— begin Data —

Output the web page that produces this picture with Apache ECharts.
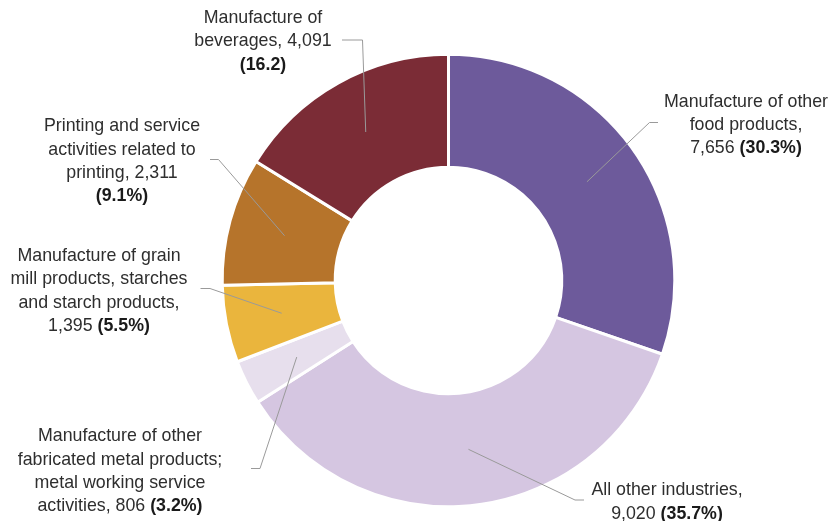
<!DOCTYPE html>
<html>
<head>
<meta charset="utf-8">
<title>Employment by industry</title>
<script src="https://cdn.jsdelivr.net/npm/echarts@6/dist/echarts.min.js"></script>
<style>
  html, body { margin: 0; padding: 0; background: #ffffff; }
  #chart { width: 833px; height: 521px; }
</style>
</head>
<body>
<div id="chart"></div>
<script>
// Industry names (line breaks are where the label wraps)
const categories = [
  'Manufacture of other\nfood products',
  'All other industries',
  'Manufacture of other\nfabricated metal products;\nmetal working service\nactivities',
  'Manufacture of grain\nmill products, starches\nand starch products',
  'Printing and service\nactivities related to\nprinting',
  'Manufacture of\nbeverages'
];
// Number of employees per industry
const employees = [7656, 9020, 806, 1395, 2311, 4091];

// How each label joins name, value and share
const valueSeparators = [',\n', ',\n', ', ', ',\n', ', ', ', '];
const shareSeparators = [' ', ' ', ' ', ' ', '\n', '\n'];
const shareSuffixes = ['%', '%', '%', '%', '%', ''];

const sliceColors = ['#6d5a9b', '#d5c6e1', '#e7dfed', '#eab53d', '#b6742b', '#7b2c36'];

// Label block centres, and the bend / end of each leader line
const labelAnchors = [[746, 125], [667, 502], [120, 471.5], [99, 291], [122, 161.5], [263, 41.5]];
const leaderBends = [
  [[649.5, 122.5], [658, 122.5]],
  [[575, 500], [584, 500]],
  [[260, 468.5], [251, 468.5]],
  [[210, 288.5], [200.5, 288.5]],
  [[218.5, 159.5], [210, 159.5]],
  [[362.5, 40], [342, 40]]
];

const pieData = categories.map((name, i) => ({ name: name, value: employees[i] }));

const chart = echarts.init(document.getElementById('chart'), null, { renderer: 'canvas' });

const pieCenter = [448.5, 280.5];

const textStyle = {
  fontFamily: 'Liberation Sans, Arial, sans-serif',
  fontSize: 17.8,
  lineHeight: 23.3,
  color: '#2e2e2e'
};

chart.setOption({
  animation: false,
  series: [
    {
      // the donut itself
      type: 'pie',
      z: 1,
      center: pieCenter,
      radius: [113.3, 226.3],
      startAngle: 90,
      clockwise: true,
      percentPrecision: 1,
      silent: true,
      emphasis: { disabled: true },
      itemStyle: {
        borderColor: '#ffffff',
        borderWidth: 3,
        color: (p) => sliceColors[p.dataIndex]
      },
      label: { show: false },
      labelLine: { show: false },
      data: pieData
    },
    {
      // transparent pie whose rim sits mid-ring: carries labels and leader lines
      type: 'pie',
      z: 5,
      center: pieCenter,
      radius: [0, 170],
      startAngle: 90,
      clockwise: true,
      percentPrecision: 1,
      silent: true,
      avoidLabelOverlap: false,
      emphasis: { disabled: true },
      itemStyle: { color: 'rgba(0,0,0,0)', borderWidth: 0 },
      label: {
        show: true,
        position: 'outside',
        alignTo: 'none',
        overflow: 'none',
        ...textStyle,
        rich: {
          b: Object.assign({}, textStyle, { fontWeight: 'bold', color: '#1a1a1a' })
        },
        formatter: (p) => {
          const i = p.dataIndex;
          const val = employees[i].toLocaleString('en-US');
          const share = '(' + p.percent.toFixed(1) + shareSuffixes[i] + ')';
          return categories[i] + valueSeparators[i] + val + shareSeparators[i] + '{b|' + share + '}';
        }
      },
      labelLine: {
        show: true,
        length: 20,
        length2: 10,
        smooth: false,
        lineStyle: { color: '#9a9a9a', width: 1 }
      },
      labelLayout: (p) => {
        const i = p.dataIndex;
        const a = labelAnchors[i];
        const b = leaderBends[i];
        const out = { x: a[0], y: a[1], align: 'center', verticalAlign: 'middle' };
        if (p.labelLinePoints && p.labelLinePoints.length) {
          out.labelLinePoints = [p.labelLinePoints[0], b[0], b[1]];
        }
        return out;
      },
      data: pieData
    }
  ]
});
</script>
</body>
</html>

— end Data —

# Stated goal
Take the listing above and restate it word for word, without its pictures.

# Output
Output the web page that produces this picture with Apache ECharts.
<!DOCTYPE html>
<html>
<head>
<meta charset="utf-8">
<title>Employment by industry</title>
<script src="https://cdn.jsdelivr.net/npm/echarts@6/dist/echarts.min.js"></script>
<style>
  html, body { margin: 0; padding: 0; background: #ffffff; }
  #chart { width: 833px; height: 521px; }
</style>
</head>
<body>
<div id="chart"></div>
<script>
// Industry names (line breaks are where the label wraps)
const categories = [
  'Manufacture of other\nfood products',
  'All other industries',
  'Manufacture of other\nfabricated metal products;\nmetal working service\nactivities',
  'Manufacture of grain\nmill products, starches\nand starch products',
  'Printing and service\nactivities related to\nprinting',
  'Manufacture of\nbeverages'
];
// Number of employees per industry
const employees = [7656, 9020, 806, 1395, 2311, 4091];

// How each label joins name, value and share
const valueSeparators = [',\n', ',\n', ', ', ',\n', ', ', ', '];
const shareSeparators = [' ', ' ', ' ', ' ', '\n', '\n'];
const shareSuffixes = ['%', '%', '%', '%', '%', ''];

const sliceColors = ['#6d5a9b', '#d5c6e1', '#e7dfed', '#eab53d', '#b6742b', '#7b2c36'];

// Label block centres, and the bend / end of each leader line
const labelAnchors = [[746, 125], [667, 502], [120, 471.5], [99, 291], [122, 161.5], [263, 41.5]];
const leaderBends = [
  [[649.5, 122.5], [658, 122.5]],
  [[575, 500], [584, 500]],
  [[260, 468.5], [251, 468.5]],
  [[210, 288.5], [200.5, 288.5]],
  [[218.5, 159.5], [210, 159.5]],
  [[362.5, 40], [342, 40]]
];

const pieData = categories.map((name, i) => ({ name: name, value: employees[i] }));

const chart = echarts.init(document.getElementById('chart'), null, { renderer: 'canvas' });

const pieCenter = [448.5, 280.5];

const textStyle = {
  fontFamily: 'Liberation Sans, Arial, sans-serif',
  fontSize: 17.8,
  lineHeight: 23.3,
  color: '#2e2e2e'
};

chart.setOption({
  animation: false,
  series: [
    {
      // the donut itself
      type: 'pie',
      z: 1,
      center: pieCenter,
      radius: [113.3, 226.3],
      startAngle: 90,
      clockwise: true,
      percentPrecision: 1,
      silent: true,
      emphasis: { disabled: true },
      itemStyle: {
        borderColor: '#ffffff',
        borderWidth: 3,
        color: (p) => sliceColors[p.dataIndex]
      },
      label: { show: false },
      labelLine: { show: false },
      data: pieData
    },
    {
      // transparent pie whose rim sits mid-ring: carries labels and leader lines
      type: 'pie',
      z: 5,
      center: pieCenter,
      radius: [0, 170],
      startAngle: 90,
      clockwise: true,
      percentPrecision: 1,
      silent: true,
      avoidLabelOverlap: false,
      emphasis: { disabled: true },
      itemStyle: { color: 'rgba(0,0,0,0)', borderWidth: 0 },
      label: {
        show: true,
        position: 'outside',
        alignTo: 'none',
        overflow: 'none',
        ...textStyle,
        rich: {
          b: Object.assign({}, textStyle, { fontWeight: 'bold', color: '#1a1a1a' })
        },
        formatter: (p) => {
          const i = p.dataIndex;
          const val = employees[i].toLocaleString('en-US');
          const share = '(' + p.percent.toFixed(1) + shareSuffixes[i] + ')';
          return categories[i] + valueSeparators[i] + val + shareSeparators[i] + '{b|' + share + '}';
        }
      },
      labelLine: {
        show: true,
        length: 20,
        length2: 10,
        smooth: false,
        lineStyle: { color: '#9a9a9a', width: 1 }
      },
      labelLayout: (p) => {
        const i = p.dataIndex;
        const a = labelAnchors[i];
        const b = leaderBends[i];
        const out = { x: a[0], y: a[1], align: 'center', verticalAlign: 'middle' };
        if (p.labelLinePoints && p.labelLinePoints.length) {
          out.labelLinePoints = [p.labelLinePoints[0], b[0], b[1]];
        }
        return out;
      },
      data: pieData
    }
  ]
});
</script>
</body>
</html>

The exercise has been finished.